Unsurprisingly, the home side made a triple change at the break. This included Crysencio Summerville, who would break the deadlock 16 minutes from time by angling in scruffily at the far post after Ings had mis-hit Bowen's low centre. It was more bad luck for United.

Whether it was deserved or not is open to debate as the hosts were indeed much better, but Garnacho had, moments earlier, almost emulated his goal against Brentford last week and Hojlund had stung Fabianski's palms with a fierce shot. United were still kicking.

It was Garnacho's poor ball to Fernandes that was ultimately punished by the former Leeds man with his first goal of the campaign.

Really, if it wasn’t so horrifically predictable, it would be funny.

In a game that really should have been over at the break, Ten Hag’s men were staring down the barrel again. And it was hard to throw any muck at the manager this time, even if he would be made to fall on his sword less than 24 hours later.

The footballing gods, perhaps mindful that they were driving anyone from Old Trafford to despair pretty much on a weekly basis of late, did reshuffle their deck and allow United to level with Casemiro on hand to redirect substitute Joshua Zirkzee’s header past Fabianski.
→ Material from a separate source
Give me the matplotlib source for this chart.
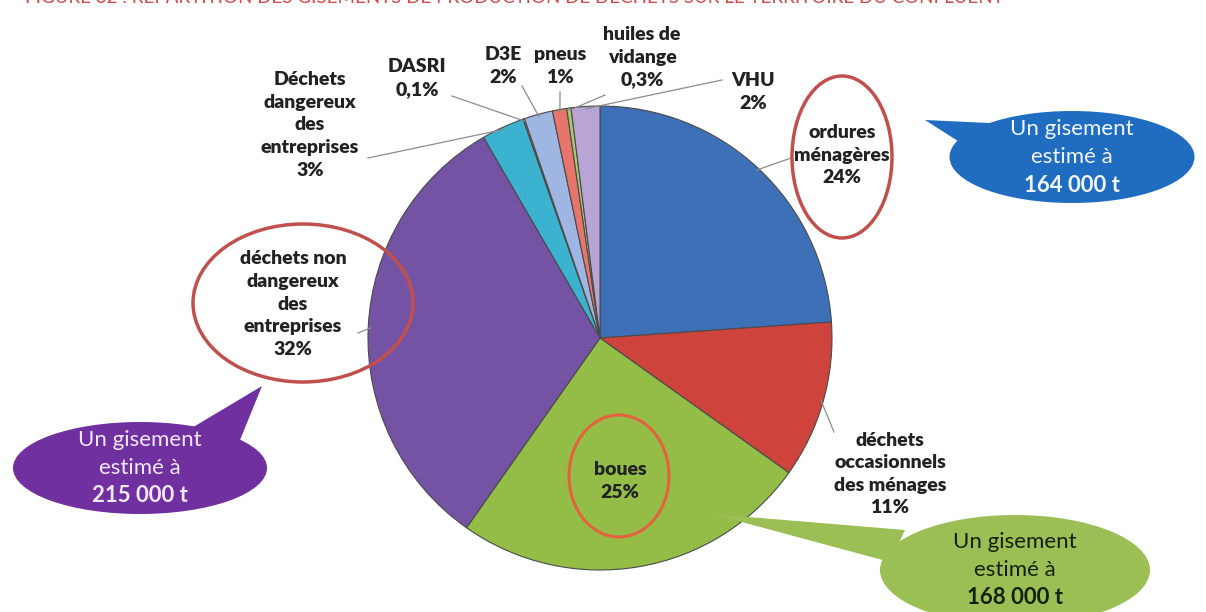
import numpy as np
import matplotlib
matplotlib.use("Agg")
import matplotlib.pyplot as plt
from matplotlib.patches import Ellipse, Polygon

plt.rcParams['font.family'] = ['Lato', 'DejaVu Sans']

# gisements par type de déchets (en %)
categories = ["ordures\nménagères", "déchets\noccasionnels\ndes ménages", "boues",
              "déchets non\ndangereux\ndes\nentreprises", "Déchets\ndangereux\ndes\nentreprises",
              "DASRI", "D3E", "pneus", "huiles de\nvidange", "VHU"]
parts = [24, 11, 25, 32, 3, 0.1, 2, 1, 0.3, 2]
colors = ["#3d70b6", "#cf433d", "#93bd47", "#7553a4", "#3bb2cf",
          "#f79646", "#9fb6e2", "#e8756c", "#a9c96c", "#b8a5d6"]

# bulles "Un gisement estimé à ..."
tonnages = ["164 000 t", "215 000 t", "168 000 t"]


def pct(v):
    if v < 1:
        return ("%.1f%%" % v).replace(".", ",")
    return "%d%%" % round(v)


W, H = 1206, 612
fig = plt.figure(figsize=(W / 100, H / 100), dpi=100)
ax = fig.add_axes([0, 0, 1, 1])

cx, cy, R = 600, 338, 232
wedges, _ = ax.pie(parts, colors=colors, startangle=-90, counterclock=True,
                   center=(cx, cy), radius=R,
                   wedgeprops=dict(edgecolor="#4a4a4a", linewidth=0.8))
ax.set_xlim(0, W)
ax.set_ylim(H, 0)
ax.set_aspect("equal")
ax.axis("off")


def rim(w, k=1.0):
    a = np.deg2rad((w.theta1 + w.theta2) / 2)
    return cx + k * R * np.cos(a), cy + k * R * np.sin(a)


lab = dict(fontsize=14, fontweight="heavy", color="#222222", ha="center",
           va="center", linespacing=1.4)

# position du texte, départ du trait de rappel
label_pos = [
    ((842, 155), (791, 158)),
    ((890, 474), (834, 432)),
    ((620, 481), None),
    ((293, 304), (358, 333)),
    ((310, 125), (368, 158)),
    ((417, 78), (452, 96)),
    ((503, 66), (522, 86)),
    ((560, 66), (560, 92)),
    ((642, 57), (605, 95)),
    ((753, 92), (722, 80)),
]

for i, (w, name, v) in enumerate(zip(wedges, categories, parts)):
    (tx, ty), start = label_pos[i]
    ax.text(tx, ty, name + "\n" + pct(v), **lab, zorder=6)
    if start is not None:
        ex, ey = rim(w, 0.99)
        ax.plot([start[0], ex], [start[1], ey], color="#8c8c8c", lw=0.9, zorder=5)

# cercles rouges autour des étiquettes principales
ax.add_patch(Ellipse((842, 157), 100, 162, fill=False, ec="#c0504d", lw=2.5, zorder=7))
ax.add_patch(Ellipse((303, 303), 220, 158, fill=False, ec="#c0504d", lw=2.5, zorder=7))
ax.add_patch(Ellipse((619, 476), 100, 122, fill=False, ec="#e4623f", lw=2.2, zorder=7))

# bulles
bubbles = [
    ((1072, 157), 245, 92, [(925, 120), (1010, 124), (972, 150)], "#1f6cc0", "#f2f6ff", tonnages[0]),
    ((140, 468), 254, 92, [(262, 386), (185, 432), (240, 440)], "#7030a0", "#f3e9ff", tonnages[1]),
    ((1015, 570), 270, 110, [(712, 514), (905, 530), (890, 562)], "#9bbf55", "#14200a", tonnages[2]),
]
for (bx, by), bw, bh, tail, fc, tc, t in bubbles:
    ax.add_patch(Polygon(tail, closed=True, fc=fc, ec="none", zorder=8))
    ax.add_patch(Ellipse((bx, by), bw, bh, fc=fc, ec="none", zorder=8))
    ax.text(bx, by - 28, "Un gisement", fontsize=16, color=tc, ha="center", va="center", zorder=9)
    ax.text(bx, by, "estimé à", fontsize=16, color=tc, ha="center", va="center", zorder=9)
    ax.text(bx, by + 28, t, fontsize=16, fontweight="bold", color=tc, ha="center", va="center", zorder=9)

ax.text(25, 3, "FIGURE 32 : RÉPARTITION DES GISEMENTS DE PRODUCTION DE DÉCHETS SUR LE TERRITOIRE DU CONFLUENT",
        fontsize=13.5, color="#d04a4a", ha="left", va="baseline", zorder=9)

fig.savefig("out.png", dpi=100)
This was followed by Noussair Mazraoui being forced off with what looked like a knee injury as the gods shuffled again.

As the end approached, however, their final hand was revealed to be a stinker. This time they laughed as they shuffled, loudly and straight in every United fans’ face. If the penalty was any softer, it would have been made of marshmallow and slowly roasted on a stick.

Bowen duly stepped up and beat Onana to his left. Ten Hag was rightly furious. And his side had only a dozen injury-time minutes to find another equaliser.

It was not to be - and now the Ten Hag era is a thing of the past.

As George Foreman found to his cost almost half a century ago, rope-a-dope can work. But United are no Muhammad Ali.